Leaving out every picture, copy the lines of the data exactly, from the first through the line containing "mutation_scale=12, shrinkA=0, shrinkB=0))".

++++++++++++++++++++

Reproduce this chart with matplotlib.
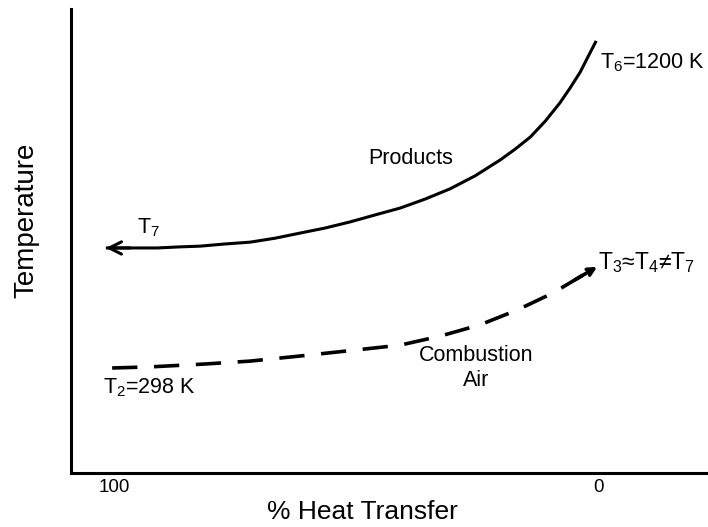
"""
Temperature vs % heat transfer sketch for the products / combustion air
heat exchanger. Saves out.png.
"""

import matplotlib
matplotlib.use("Agg")
import matplotlib.pyplot as plt

plt.rcParams["font.family"] = ["Liberation Sans", "DejaVu Sans"]
plt.rcParams["mathtext.fontset"] = "custom"
plt.rcParams["mathtext.rm"] = "Liberation Sans"

# Products stream (hot side), % heat transfer -> temperature (K)
products_pct = [101.7, 96.7, 91.1, 86.4, 82.2, 77.1, 71.9, 66.7, 61.6, 56.4, 51.2,
                46.1, 40.9, 35.7, 30.6, 25.4, 20.2, 17.1, 14.0, 10.9, 7.9, 5.8,
                3.7, 2.1, 0.4]
products_temp = [629, 629, 629, 632, 634, 640, 645, 656, 670, 684, 701,
                 720, 739, 764, 792, 828, 872, 902, 935, 979, 1029, 1070,
                 1114, 1156, 1200]

# Combustion air stream (cold side)
air_pct = [100.4, 92.6, 81.2, 71.9, 61.6, 49.8, 40.9, 32.6, 24.4, 16.7, 9.3, 4.8, 0.2]
air_temp = [298, 301, 309, 317, 331, 348, 361, 386, 417, 458, 505, 541, 577]

tick_pos = [100, 0]
tick_labels = ["100", "0"]

fig = plt.figure(figsize=(7.08, 5.27), dpi=100)
ax = fig.add_axes([71 / 708, 54 / 527, 637 / 708, 464 / 527])

# Products curve with open arrowhead at the cold end
ax.plot(products_pct, products_temp, color="black", lw=2.2, solid_capstyle="butt")
ax.annotate("", xy=(products_pct[0], products_temp[0]),
            xytext=(products_pct[1], products_temp[1]),
            arrowprops=dict(arrowstyle="->", color="black", lw=2.2,
                            mutation_scale=22, shrinkA=0, shrinkB=0))

# Combustion air curve, dashed, arrow at the hot end
ax.plot(air_pct, air_temp, color="black", lw=2.6, linestyle=(0, (7, 4.6)))
ax.annotate("", xy=(air_pct[-1], air_temp[-1]),
            xytext=(air_pct[-2], air_temp[-2]),
            arrowprops=dict(arrowstyle="->", color="black", lw=2.6,
                            mutation_scale=12, shrinkA=0, shrinkB=0))

# Labels on the curves
fs = 15.5
ax.text(95.2, 684, r"T$_\mathrm{7}$", fontsize=fs, ha="left", va="center")
ax.text(38.8, 877, "Products", fontsize=fs, ha="center", va="center")
ax.text(-0.4, 1139, r"T$_\mathrm{6}$=1200 K", fontsize=fs, ha="left", va="center")
ax.text(0, 588, r"T$_\mathrm{3}$≈T$_\mathrm{4}$≠T$_\mathrm{7}$", fontsize=16.5,
        ha="left", va="center")
ax.text(25.2, 298, "Combustion\nAir", fontsize=fs, ha="center", va="center",
        multialignment="center", linespacing=1.25)
ax.text(102.3, 243, r"T$_\mathrm{2}$=298 K", fontsize=fs, ha="left", va="center")

# Axes
ax.set_xlim(108.9, -22.7)
ax.set_ylim(8.4, 1288)
ax.set_xticks(tick_pos)
ax.set_xticklabels(tick_labels, fontsize=13.5)
ax.set_yticks([])
ax.tick_params(axis="x", length=0, pad=4)
ax.set_xlabel("% Heat Transfer", fontsize=19)
ax.xaxis.set_label_coords(0.457, -0.058)
ax.set_ylabel("Temperature", fontsize=20)
ax.yaxis.set_label_coords(-0.05, 0.545)

for side in ["top", "right"]:
    ax.spines[side].set_visible(False)
for side in ["left", "bottom"]:
    ax.spines[side].set_linewidth(2.2)

fig.savefig("out.png", dpi=100)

++++++++++++++++++++

▶ REPLY
Reproduce this chart with matplotlib.
"""
Temperature vs % heat transfer sketch for the products / combustion air
heat exchanger. Saves out.png.
"""

import matplotlib
matplotlib.use("Agg")
import matplotlib.pyplot as plt

plt.rcParams["font.family"] = ["Liberation Sans", "DejaVu Sans"]
plt.rcParams["mathtext.fontset"] = "custom"
plt.rcParams["mathtext.rm"] = "Liberation Sans"

# Products stream (hot side), % heat transfer -> temperature (K)
products_pct = [101.7, 96.7, 91.1, 86.4, 82.2, 77.1, 71.9, 66.7, 61.6, 56.4, 51.2,
                46.1, 40.9, 35.7, 30.6, 25.4, 20.2, 17.1, 14.0, 10.9, 7.9, 5.8,
                3.7, 2.1, 0.4]
products_temp = [629, 629, 629, 632, 634, 640, 645, 656, 670, 684, 701,
                 720, 739, 764, 792, 828, 872, 902, 935, 979, 1029, 1070,
                 1114, 1156, 1200]

# Combustion air stream (cold side)
air_pct = [100.4, 92.6, 81.2, 71.9, 61.6, 49.8, 40.9, 32.6, 24.4, 16.7, 9.3, 4.8, 0.2]
air_temp = [298, 301, 309, 317, 331, 348, 361, 386, 417, 458, 505, 541, 577]

tick_pos = [100, 0]
tick_labels = ["100", "0"]

fig = plt.figure(figsize=(7.08, 5.27), dpi=100)
ax = fig.add_axes([71 / 708, 54 / 527, 637 / 708, 464 / 527])

# Products curve with open arrowhead at the cold end
ax.plot(products_pct, products_temp, color="black", lw=2.2, solid_capstyle="butt")
ax.annotate("", xy=(products_pct[0], products_temp[0]),
            xytext=(products_pct[1], products_temp[1]),
            arrowprops=dict(arrowstyle="->", color="black", lw=2.2,
                            mutation_scale=22, shrinkA=0, shrinkB=0))

# Combustion air curve, dashed, arrow at the hot end
ax.plot(air_pct, air_temp, color="black", lw=2.6, linestyle=(0, (7, 4.6)))
ax.annotate("", xy=(air_pct[-1], air_temp[-1]),
            xytext=(air_pct[-2], air_temp[-2]),
            arrowprops=dict(arrowstyle="->", color="black", lw=2.6,
                            mutation_scale=12, shrinkA=0, shrinkB=0))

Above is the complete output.